EXERCISE
Repeat, exactly and only, the lines from the beginning of the data through the line with "(0,0) rectangle (638,903);". Pictures are left out.
------ DATASET CONTENT
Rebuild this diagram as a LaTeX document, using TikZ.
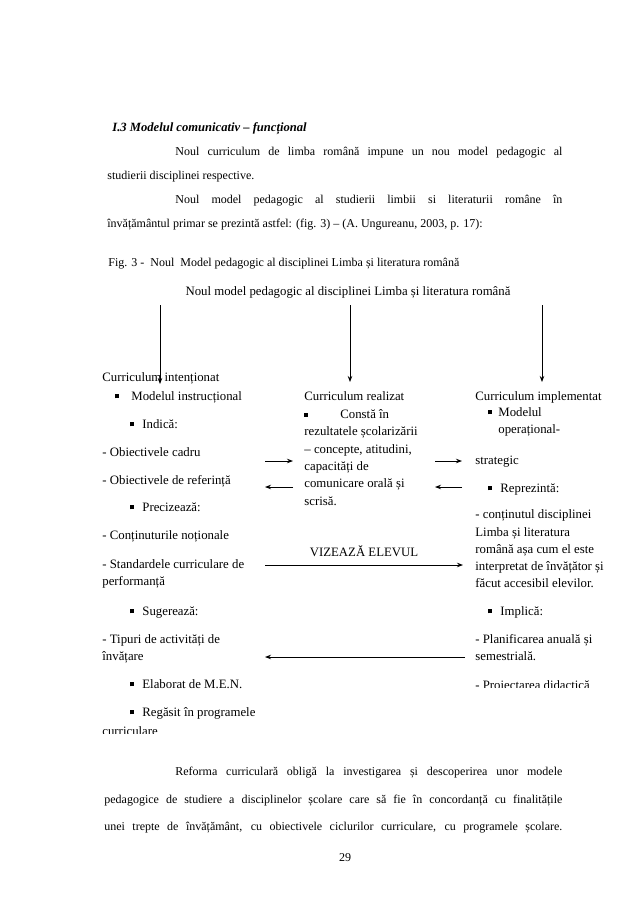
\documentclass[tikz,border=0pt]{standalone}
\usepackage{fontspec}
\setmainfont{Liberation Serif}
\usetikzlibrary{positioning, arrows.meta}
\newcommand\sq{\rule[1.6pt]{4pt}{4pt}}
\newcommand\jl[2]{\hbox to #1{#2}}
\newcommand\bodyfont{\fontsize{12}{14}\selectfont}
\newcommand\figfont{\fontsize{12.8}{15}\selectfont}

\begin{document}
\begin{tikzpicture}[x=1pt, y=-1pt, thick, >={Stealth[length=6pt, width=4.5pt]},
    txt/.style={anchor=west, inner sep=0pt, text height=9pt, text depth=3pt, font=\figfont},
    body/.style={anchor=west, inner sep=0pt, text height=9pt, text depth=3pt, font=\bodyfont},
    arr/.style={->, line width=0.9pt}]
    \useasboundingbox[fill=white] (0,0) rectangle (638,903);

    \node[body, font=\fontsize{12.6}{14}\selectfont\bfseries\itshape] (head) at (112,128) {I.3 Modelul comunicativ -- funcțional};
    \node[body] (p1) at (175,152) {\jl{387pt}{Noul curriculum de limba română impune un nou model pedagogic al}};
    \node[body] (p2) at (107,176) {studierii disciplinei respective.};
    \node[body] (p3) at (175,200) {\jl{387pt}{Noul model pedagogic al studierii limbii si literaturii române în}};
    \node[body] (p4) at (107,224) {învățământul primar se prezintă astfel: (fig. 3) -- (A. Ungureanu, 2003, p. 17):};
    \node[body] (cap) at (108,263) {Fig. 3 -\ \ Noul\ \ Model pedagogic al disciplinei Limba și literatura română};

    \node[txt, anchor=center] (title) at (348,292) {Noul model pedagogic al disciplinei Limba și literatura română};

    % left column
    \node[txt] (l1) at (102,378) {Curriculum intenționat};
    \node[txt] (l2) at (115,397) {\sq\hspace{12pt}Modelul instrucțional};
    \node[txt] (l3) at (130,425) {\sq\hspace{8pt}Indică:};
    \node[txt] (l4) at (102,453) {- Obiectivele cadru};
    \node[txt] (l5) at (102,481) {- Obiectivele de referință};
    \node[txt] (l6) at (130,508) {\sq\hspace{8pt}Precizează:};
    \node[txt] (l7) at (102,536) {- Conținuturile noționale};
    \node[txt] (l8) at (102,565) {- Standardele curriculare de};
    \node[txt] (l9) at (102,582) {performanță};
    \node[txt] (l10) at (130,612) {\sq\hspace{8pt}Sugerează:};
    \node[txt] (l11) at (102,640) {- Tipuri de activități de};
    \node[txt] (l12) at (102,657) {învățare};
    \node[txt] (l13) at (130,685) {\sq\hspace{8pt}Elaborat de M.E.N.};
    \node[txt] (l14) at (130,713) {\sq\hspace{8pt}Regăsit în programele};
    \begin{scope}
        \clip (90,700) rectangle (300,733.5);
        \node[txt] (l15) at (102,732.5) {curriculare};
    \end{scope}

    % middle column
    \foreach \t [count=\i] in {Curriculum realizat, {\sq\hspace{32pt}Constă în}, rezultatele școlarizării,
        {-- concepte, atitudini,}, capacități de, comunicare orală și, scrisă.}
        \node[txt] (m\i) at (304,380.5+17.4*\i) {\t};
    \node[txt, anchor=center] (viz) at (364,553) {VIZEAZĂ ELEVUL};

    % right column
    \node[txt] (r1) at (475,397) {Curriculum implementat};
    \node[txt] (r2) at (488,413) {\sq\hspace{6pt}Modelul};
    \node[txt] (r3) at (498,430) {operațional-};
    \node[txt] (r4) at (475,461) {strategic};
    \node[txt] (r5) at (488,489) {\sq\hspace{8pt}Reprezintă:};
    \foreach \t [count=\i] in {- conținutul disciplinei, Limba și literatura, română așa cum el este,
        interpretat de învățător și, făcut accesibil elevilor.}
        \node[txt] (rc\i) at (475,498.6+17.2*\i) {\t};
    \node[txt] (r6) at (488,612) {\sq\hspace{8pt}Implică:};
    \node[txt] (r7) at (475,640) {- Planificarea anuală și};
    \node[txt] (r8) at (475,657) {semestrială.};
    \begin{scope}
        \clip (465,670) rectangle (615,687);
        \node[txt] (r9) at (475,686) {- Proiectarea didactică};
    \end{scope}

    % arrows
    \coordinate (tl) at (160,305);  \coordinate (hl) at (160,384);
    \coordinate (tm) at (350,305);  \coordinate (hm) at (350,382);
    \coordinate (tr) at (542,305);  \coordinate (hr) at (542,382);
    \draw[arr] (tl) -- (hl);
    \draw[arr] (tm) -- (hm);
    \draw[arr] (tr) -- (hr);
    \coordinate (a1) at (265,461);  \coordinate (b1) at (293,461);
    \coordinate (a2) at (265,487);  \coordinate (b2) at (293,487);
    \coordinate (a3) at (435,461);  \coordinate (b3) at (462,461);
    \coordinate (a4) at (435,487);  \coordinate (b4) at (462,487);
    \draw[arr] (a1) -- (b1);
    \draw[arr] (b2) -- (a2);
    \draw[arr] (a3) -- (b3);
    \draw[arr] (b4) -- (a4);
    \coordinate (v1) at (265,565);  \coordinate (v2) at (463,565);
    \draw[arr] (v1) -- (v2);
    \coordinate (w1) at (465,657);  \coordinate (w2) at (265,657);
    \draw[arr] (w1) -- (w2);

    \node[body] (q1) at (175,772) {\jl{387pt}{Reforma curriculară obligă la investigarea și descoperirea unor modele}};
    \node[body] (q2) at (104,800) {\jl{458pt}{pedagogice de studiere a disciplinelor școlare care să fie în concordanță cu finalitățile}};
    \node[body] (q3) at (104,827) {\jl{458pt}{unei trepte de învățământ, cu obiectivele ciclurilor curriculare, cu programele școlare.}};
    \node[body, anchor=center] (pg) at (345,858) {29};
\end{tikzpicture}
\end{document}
------------
COMPLETE RESPONSE
Rebuild this diagram as a LaTeX document, using TikZ.
\documentclass[tikz,border=0pt]{standalone}
\usepackage{fontspec}
\setmainfont{Liberation Serif}
\usetikzlibrary{positioning, arrows.meta}
\newcommand\sq{\rule[1.6pt]{4pt}{4pt}}
\newcommand\jl[2]{\hbox to #1{#2}}
\newcommand\bodyfont{\fontsize{12}{14}\selectfont}
\newcommand\figfont{\fontsize{12.8}{15}\selectfont}

\begin{document}
\begin{tikzpicture}[x=1pt, y=-1pt, thick, >={Stealth[length=6pt, width=4.5pt]},
    txt/.style={anchor=west, inner sep=0pt, text height=9pt, text depth=3pt, font=\figfont},
    body/.style={anchor=west, inner sep=0pt, text height=9pt, text depth=3pt, font=\bodyfont},
    arr/.style={->, line width=0.9pt}]
    \useasboundingbox[fill=white] (0,0) rectangle (638,903);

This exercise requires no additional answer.